::: Provided material
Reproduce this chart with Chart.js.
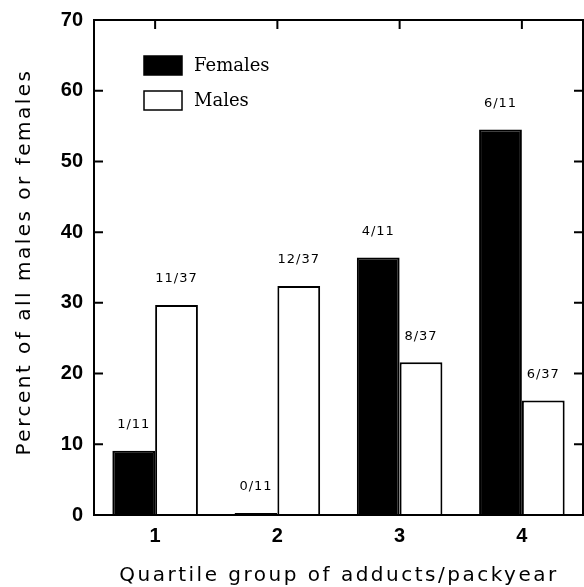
<!DOCTYPE html>
<html>
<head>
<meta charset="utf-8">
<script src="https://cdn.jsdelivr.net/npm/chart.js@4"></script>
<style>
  body { margin: 0; background: #fff; }
  canvas { display: block; }
</style>
</head>
<body>
<canvas id="chart" width="584" height="587"></canvas>
<script>
// values (percent of all males / females)
const categories = ['1', '2', '3', '4'];
const femalesPct = [9.1, 0.3, 36.4, 54.5];
const malesPct = [29.7, 32.4, 21.6, 16.2];
const femaleLabels = ['1/11', '0/11', '4/11', '6/11'];
const maleLabels = ['11/37', '12/37', '8/37', '6/37'];
const yTicks = [0, 10, 20, 30, 40, 50, 60, 70];

const TICK = 9;

// box, inward ticks on three sides, legend, axis titles
const framePlugin = {
    id: 'frame',
    afterDraw(chart) {
        const { ctx, chartArea: a, scales } = chart;
        ctx.save();
        ctx.strokeStyle = '#000';
        ctx.lineWidth = 2;
        ctx.strokeRect(a.left, a.top, a.right - a.left, a.bottom - a.top);

        ctx.beginPath();
        yTicks.forEach(v => {
            const y = scales.y.getPixelForValue(v);
            ctx.moveTo(a.left, y); ctx.lineTo(a.left + TICK, y);
            ctx.moveTo(a.right, y); ctx.lineTo(a.right - TICK, y);
        });
        categories.forEach((c, i) => {
            const x = scales.x.getPixelForValue(i);
            ctx.moveTo(x, a.top); ctx.lineTo(x, a.top + TICK);
        });
        ctx.stroke();

        // legend
        const lx = a.left + 50, ly = a.top + 36;
        chart.data.datasets.forEach((ds, i) => {
            const y = ly + i * 35;
            ctx.fillStyle = ds.backgroundColor;
            ctx.fillRect(lx, y, 38, 19);
            ctx.lineWidth = 1.5;
            ctx.strokeRect(lx, y, 38, 19);
            ctx.fillStyle = '#000';
            ctx.font = '18px "DejaVu Serif"';
            ctx.textAlign = 'left';
            ctx.textBaseline = 'middle';
            ctx.fillText(ds.label, lx + 50, y + 10);
        });

        // axis titles
        ctx.fillStyle = '#000';
        ctx.font = '20px "DejaVu Sans"';
        ctx.letterSpacing = '2.5px';
        ctx.textAlign = 'center';
        ctx.textBaseline = 'middle';
        ctx.fillText('Quartile group of adducts/packyear', 339, 576);
        ctx.translate(25, 262);
        ctx.rotate(-Math.PI / 2);
        ctx.fillText('Percent of all males or females', 0, 0);
        ctx.restore();
    }
};

// n/N counts above each bar
const countsPlugin = {
    id: 'counts',
    afterDatasetsDraw(chart) {
        const { ctx } = chart;
        const sets = [femaleLabels, maleLabels];
        ctx.save();
        ctx.fillStyle = '#000';
        ctx.font = '13px "DejaVu Sans"';
        ctx.letterSpacing = '1px';
        ctx.textAlign = 'center';
        ctx.textBaseline = 'middle';
        sets.forEach((labels, di) => {
            chart.getDatasetMeta(di).data.forEach((bar, i) => {
                ctx.fillText(labels[i], bar.x, bar.y - 26);
            });
        });
        ctx.restore();
    }
};

new Chart(document.getElementById('chart'), {
    type: 'bar',
    data: {
        labels: categories,
        datasets: [
            {
                label: 'Females',
                data: femalesPct,
                backgroundColor: '#000',
                borderColor: '#000',
                borderWidth: 2
            },
            {
                label: 'Males',
                data: malesPct,
                backgroundColor: '#fff',
                borderColor: '#000',
                borderWidth: 2
            }
        ]
    },
    options: {
        responsive: false,
        animation: false,
        devicePixelRatio: 1,
        categoryPercentage: 0.7,
        barPercentage: 1,
        layout: { padding: { top: 20, right: 1, left: 0, bottom: 0 } },
        plugins: {
            legend: { display: false },
            tooltip: { enabled: false }
        },
        scales: {
            x: {
                grid: { display: false },
                border: { display: false },
                ticks: { color: '#000', font: { family: 'Liberation Sans', size: 20, weight: 'bold' }, padding: 1 },
                afterFit(scale) { scale.height = 72; }
            },
            y: {
                min: 0,
                max: 70,
                grid: { display: false },
                border: { display: false },
                ticks: { stepSize: 10, color: '#000', font: { family: 'Liberation Sans', size: 20, weight: 'bold' }, padding: 3 },
                afterFit(scale) { scale.width = 94; }
            }
        }
    },
    plugins: [framePlugin, countsPlugin]
});
</script>
</body>
</html>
::::::
## Prompt
Write out the listing above again, exactly, but with no pictures in the copy.

## Exercise solution
Reproduce this chart with Chart.js.
<!DOCTYPE html>
<html>
<head>
<meta charset="utf-8">
<script src="https://cdn.jsdelivr.net/npm/chart.js@4"></script>
<style>
  body { margin: 0; background: #fff; }
  canvas { display: block; }
</style>
</head>
<body>
<canvas id="chart" width="584" height="587"></canvas>
<script>
// values (percent of all males / females)
const categories = ['1', '2', '3', '4'];
const femalesPct = [9.1, 0.3, 36.4, 54.5];
const malesPct = [29.7, 32.4, 21.6, 16.2];
const femaleLabels = ['1/11', '0/11', '4/11', '6/11'];
const maleLabels = ['11/37', '12/37', '8/37', '6/37'];
const yTicks = [0, 10, 20, 30, 40, 50, 60, 70];

const TICK = 9;

// box, inward ticks on three sides, legend, axis titles
const framePlugin = {
    id: 'frame',
    afterDraw(chart) {
        const { ctx, chartArea: a, scales } = chart;
        ctx.save();
        ctx.strokeStyle = '#000';
        ctx.lineWidth = 2;
        ctx.strokeRect(a.left, a.top, a.right - a.left, a.bottom - a.top);

        ctx.beginPath();
        yTicks.forEach(v => {
            const y = scales.y.getPixelForValue(v);
            ctx.moveTo(a.left, y); ctx.lineTo(a.left + TICK, y);
            ctx.moveTo(a.right, y); ctx.lineTo(a.right - TICK, y);
        });
        categories.forEach((c, i) => {
            const x = scales.x.getPixelForValue(i);
            ctx.moveTo(x, a.top); ctx.lineTo(x, a.top + TICK);
        });
        ctx.stroke();

        // legend
        const lx = a.left + 50, ly = a.top + 36;
        chart.data.datasets.forEach((ds, i) => {
            const y = ly + i * 35;
            ctx.fillStyle = ds.backgroundColor;
            ctx.fillRect(lx, y, 38, 19);
            ctx.lineWidth = 1.5;
            ctx.strokeRect(lx, y, 38, 19);
            ctx.fillStyle = '#000';
            ctx.font = '18px "DejaVu Serif"';
            ctx.textAlign = 'left';
            ctx.textBaseline = 'middle';
            ctx.fillText(ds.label, lx + 50, y + 10);
        });

        // axis titles
        ctx.fillStyle = '#000';
        ctx.font = '20px "DejaVu Sans"';
        ctx.letterSpacing = '2.5px';
        ctx.textAlign = 'center';
        ctx.textBaseline = 'middle';
        ctx.fillText('Quartile group of adducts/packyear', 339, 576);
        ctx.translate(25, 262);
        ctx.rotate(-Math.PI / 2);
        ctx.fillText('Percent of all males or females', 0, 0);
        ctx.restore();
    }
};

// n/N counts above each bar
const countsPlugin = {
    id: 'counts',
    afterDatasetsDraw(chart) {
        const { ctx } = chart;
        const sets = [femaleLabels, maleLabels];
        ctx.save();
        ctx.fillStyle = '#000';
        ctx.font = '13px "DejaVu Sans"';
        ctx.letterSpacing = '1px';
        ctx.textAlign = 'center';
        ctx.textBaseline = 'middle';
        sets.forEach((labels, di) => {
            chart.getDatasetMeta(di).data.forEach((bar, i) => {
                ctx.fillText(labels[i], bar.x, bar.y - 26);
            });
        });
        ctx.restore();
    }
};

new Chart(document.getElementById('chart'), {
    type: 'bar',
    data: {
        labels: categories,
        datasets: [
            {
                label: 'Females',
                data: femalesPct,
                backgroundColor: '#000',
                borderColor: '#000',
                borderWidth: 2
            },
            {
                label: 'Males',
                data: malesPct,
                backgroundColor: '#fff',
                borderColor: '#000',
                borderWidth: 2
            }
        ]
    },
    options: {
        responsive: false,
        animation: false,
        devicePixelRatio: 1,
        categoryPercentage: 0.7,
        barPercentage: 1,
        layout: { padding: { top: 20, right: 1, left: 0, bottom: 0 } },
        plugins: {
            legend: { display: false },
            tooltip: { enabled: false }
        },
        scales: {
            x: {
                grid: { display: false },
                border: { display: false },
                ticks: { color: '#000', font: { family: 'Liberation Sans', size: 20, weight: 'bold' }, padding: 1 },
                afterFit(scale) { scale.height = 72; }
            },
            y: {
                min: 0,
                max: 70,
                grid: { display: false },
                border: { display: false },
                ticks: { stepSize: 10, color: '#000', font: { family: 'Liberation Sans', size: 20, weight: 'bold' }, padding: 3 },
                afterFit(scale) { scale.width = 94; }
            }
        }
    },
    plugins: [framePlugin, countsPlugin]
});
</script>
</body>
</html>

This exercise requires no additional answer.